M. Jacques Mézard. À travers cet amendement, nous posons au Gouvernement la question de la rédaction de l’article L. 731–2 du code de l’entrée et du séjour des étrangers et du droit d’asile, lequel porte sur la question du renvoi à la formation collégiale.
Faut-il en effet comprendre que le président de formation de jugement renvoie « d’office » à la formation collégiale la demande s’il estime que celle-ci ne relève pas de l’un des cas prévus aux articles L. 732–2 et L. 732–10 ou qu’elle soulève une difficulté sérieuse, ou bien qu’il le fait « à la demande du requérant » ?
Cet amendement tend à clarifier la rédaction, en remplaçant les mots « d’office » par les mots « de sa propre initiative ».
À tout le moins, nous souhaiterions, madame la ministre, un éclaircissement sur ce point.
M. le président. L’amendement n° 1, présenté par M. Leconte, est ainsi libellé :
Alinéa 4
Compléter cet alinéa par une phrase ainsi rédigée :
Enfin, si le président de la formation de jugement désigné à cette fin estime, le cas échéant d’office et à tout moment de la procédure, qu’il ne peut statuer seul sur la demande, bien qu’elle relève de l’un des cas prévus aux articles L. 723-2 et L. 723-10 et qu’elle soulève des difficultés, la Cour nationale du droit d’asile statue en formation collégiale, dans un délai de sept semaines.
La parole est à M. Jean-Yves Leconte.
M. Jean-Yves Leconte. Nous sommes tous, je le crois, attachés au contradictoire et à la nécessité de garantir le maximum de droits aux demandeurs.
De ce point de vue, puisque nous abordons avec cet article les questions relatives à la CNDA, je crois qu’il faut rendre hommage aux avocats qui y font vivre le contradictoire et exploitent toutes les possibilités du droit, au bénéfice des demandeurs.
Je voudrais indiquer, à propos du juge unique, que 20 % des décisions de la CNDA sont rendues par ordonnance, c’est-à-dire sans possibilité de contradictoire. Or permettre de prendre une décision rapide avec une possibilité de contradictoire est un plus.
Mme Éliane Assassi. Oui !
M. Jean-Yves Leconte. Comme d’autres, nous partageons les doutes sur la capacité de la CNDA à juger de tous les cas en cinq semaines. Bien entendu, il s’agit là d’un objectif, qui ne sera pas assorti de sanctions s’il n’est pas respecté. Le traitement d’un dossier pourra donc prendre, si nécessaire, un peu plus longtemps. Il faut dire que le faire tenir en cinq semaines, de la prise en main du dossier à la notification de la décision après l’audience, relève de la gageure !
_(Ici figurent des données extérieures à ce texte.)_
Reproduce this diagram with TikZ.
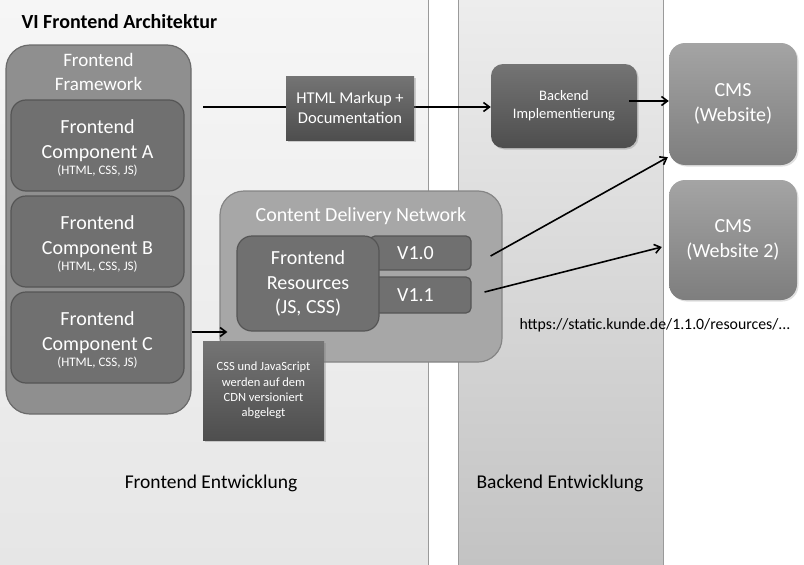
\documentclass[tikz,border=0pt]{standalone}
\usepackage{fontspec}
\setmainfont{Carlito}
\usetikzlibrary{positioning,arrows.meta,shadows}
\definecolor{frontbgtop}{HTML}{F6F6F6}
\definecolor{frontbgbot}{HTML}{E6E6E6}
\definecolor{backbgtop}{HTML}{EDEDED}
\definecolor{backbgbot}{HTML}{C3C3C3}
\definecolor{laneline}{HTML}{9A9A9A}
\definecolor{framegray}{HTML}{8F8F8F}
\definecolor{frameedge}{HTML}{6B6B6B}
\definecolor{compgray}{HTML}{707070}
\definecolor{compedge}{HTML}{555555}
\definecolor{cdngray}{HTML}{A7A7A7}
\definecolor{cdnedge}{HTML}{858585}
\definecolor{darktop}{HTML}{747474}
\definecolor{darkbot}{HTML}{4E4E4E}
\definecolor{cmstop}{HTML}{A4A4A4}
\definecolor{cmsbot}{HTML}{7E7E7E}

\newcommand{\fsz}[1]{\fontsize{#1}{1.22\dimexpr#1pt\relax}\selectfont}

\begin{document}
\begin{tikzpicture}[x=1pt,y=-1pt,
  lane/.style={draw=laneline, line width=0.8pt},
  framebox/.style={draw=frameedge, fill=framegray, line width=1.2pt, rounded corners=24pt},
  compbox/.style={draw=compedge, fill=compgray, line width=1.2pt, rounded corners=15pt,
    text=white, align=center, minimum width=173pt, minimum height=91pt, inner sep=0pt, font=\fsz{20}},
  darkbox/.style={top color=darktop, bottom color=darkbot, draw=none, text=white, align=center,
    inner sep=0pt, drop shadow={opacity=0.35, shadow xshift=1.5pt, shadow yshift=-1.5pt}},
  cmsbox/.style={top color=cmstop, bottom color=cmsbot, draw=none, rounded corners=16pt,
    text=white, align=center, minimum width=128pt, inner sep=0pt, font=\fsz{20},
    drop shadow={opacity=0.25, shadow xshift=1.5pt, shadow yshift=-1.5pt}},
  verbox/.style={draw=compedge, fill=compgray, line width=1.2pt, rounded corners=5pt,
    text=white, minimum width=101pt, inner sep=0pt, font=\fsz{20}},
  flow/.style={line width=1.6pt, -{Straight Barb[length=6pt,width=9pt]}}]
\useasboundingbox (0,0) rectangle (804,565);

% lanes
\shade[top color=frontbgtop, bottom color=frontbgbot] (0,0) rectangle (428,565);
\draw[lane] (428,0) -- (428,565);
\shade[top color=backbgtop, bottom color=backbgbot] (458,0) rectangle (663,565);
\draw[lane] (458,0) -- (458,565);
\draw[lane] (663,0) -- (663,565);

\node[anchor=west, font=\fsz{20}\bfseries] (title) at (18,22) {VI Frontend Architektur};

% frontend framework
\node[framebox, minimum width=185pt, minimum height=369pt] (frame) at (98.5,229.5) {};
\node[text=white, align=center, font=\fsz{19}] (frametitle) at (98.5,72) {Frontend\\Framework};
\node[compbox] (compA) at (97.5,145.5) {\rule{0pt}{19pt}Frontend\\Component A\\[-8pt]{\fsz{13}(HTML, CSS, JS)}};
\node[compbox] (compB) at (97.5,241.5) {\rule{0pt}{19pt}Frontend\\Component B\\[-8pt]{\fsz{13}(HTML, CSS, JS)}};
\node[compbox] (compC) at (97.5,337.5) {\rule{0pt}{19pt}Frontend\\Component C\\[-8pt]{\fsz{13}(HTML, CSS, JS)}};

% backend + cms
\node[darkbox, rounded corners=12pt, minimum width=146pt, minimum height=84pt, font=\fsz{14.5}] (backend) at (564,106) {Backend\\Implementierung};
\node[cmsbox, minimum height=122pt] (cms1) at (733,104) {CMS\\(Website)};
\node[cmsbox, minimum height=120pt] (cms2) at (733,240) {CMS\\(Website 2)};

\coordinate (fwout) at (203,107);
\draw[flow] (fwout) -- (fwout -| backend.west);
\node[darkbox, minimum width=128pt, minimum height=64pt, font=\fsz{16.5}] (markup) at (350,108) {HTML Markup +\\Documentation};
\draw[flow] ([xshift=-8pt,yshift=5pt]backend.east) -- ([yshift=5pt]backend.east -| cms1.west);

% content delivery network
\node[draw=cdnedge, fill=cdngray, line width=1.2pt, rounded corners=24pt, minimum width=282pt, minimum height=171pt] (cdn) at (361,276.5) {};
\node[text=white, font=\fsz{20}] (cdntitle) at (361,216) {Content Delivery Network};
\node[verbox, minimum height=34pt, text depth=0pt] (v10) at (420.5,253) {\hspace*{-10pt}V1.0};
\node[verbox, minimum height=36pt] (v11) at (420.5,295) {\hspace*{-10pt}V1.1};
\node[draw=compedge, fill=compgray, line width=1.2pt, rounded corners=15pt, minimum width=142pt, minimum height=95pt,
  text=white, align=center, inner sep=0pt, font=\fsz{20}] (res) at (308,283.5) {Frontend\\Resources\\(JS, CSS)};

\node[darkbox, minimum width=121pt, minimum height=99pt, font=\fsz{12.5}] (cssnote) at (263.5,390.5) {CSS und JavaScript\\werden auf dem\\CDN versioniert\\abgelegt};

\draw[flow] (frame.east |- 0,332) -- ([xshift=8pt]cdn.west |- 0,332);
\draw[flow] ([xshift=19pt,yshift=-3pt]v10.east) -- ([xshift=-1pt,yshift=8pt]cms1.south west);
\draw[flow] ([xshift=13pt,yshift=3pt]v11.east) -- ([xshift=-7pt,yshift=-7pt]cms2.west);

\node[font=\fsz{15.8}] (url) at (655,325) {https://static.kunde.de/1.1.0/resources/...};
\node[font=\fsz{19.5}] (frontdev) at (211,483) {Frontend Entwicklung};
\node[font=\fsz{19.5}] (backdev) at (560,483) {Backend Entwicklung};
\end{tikzpicture}
\end{document}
Néanmoins, une fois que le travail a été fait par le rapporteur et que l’audience a été préparée, il me semble que le juge, s’il ne s’estime pas en capacité de décider seul d’un cas difficile, doit avoir la possibilité de demander le retour à une formation collégiale, sans que le délai passe pour autant de cinq semaines à cinq mois.
C'est la raison pour laquelle cet amendement a pour objet de créer une troisième procédure. La Cour nationale du droit d’asile pourrait ainsi statuer en formation collégiale, mais en procédure accélérée, dans un délai de sept semaines.
Le dispositif est envisagé pour les cas où le président de la formation de jugement amené à statuer à juge unique en cinq semaines estime que la demande soulève des difficultés insuffisamment sérieuses pour justifier un renvoi en procédure normale, soit cinq mois, mais nécessitant tout de même un jugement en formation collégiale.
Cette possibilité pourrait intervenir à tout moment de la procédure. Si les difficultés apparaissaient au jour initialement prévu pour l’audience, la décision serait rendue par la formation collégiale dans un nouveau délai de deux semaines, soit toujours sept semaines en tout.
Il me semble intéressant de permettre de statuer en formation collégiale sans que cela dure cinq mois.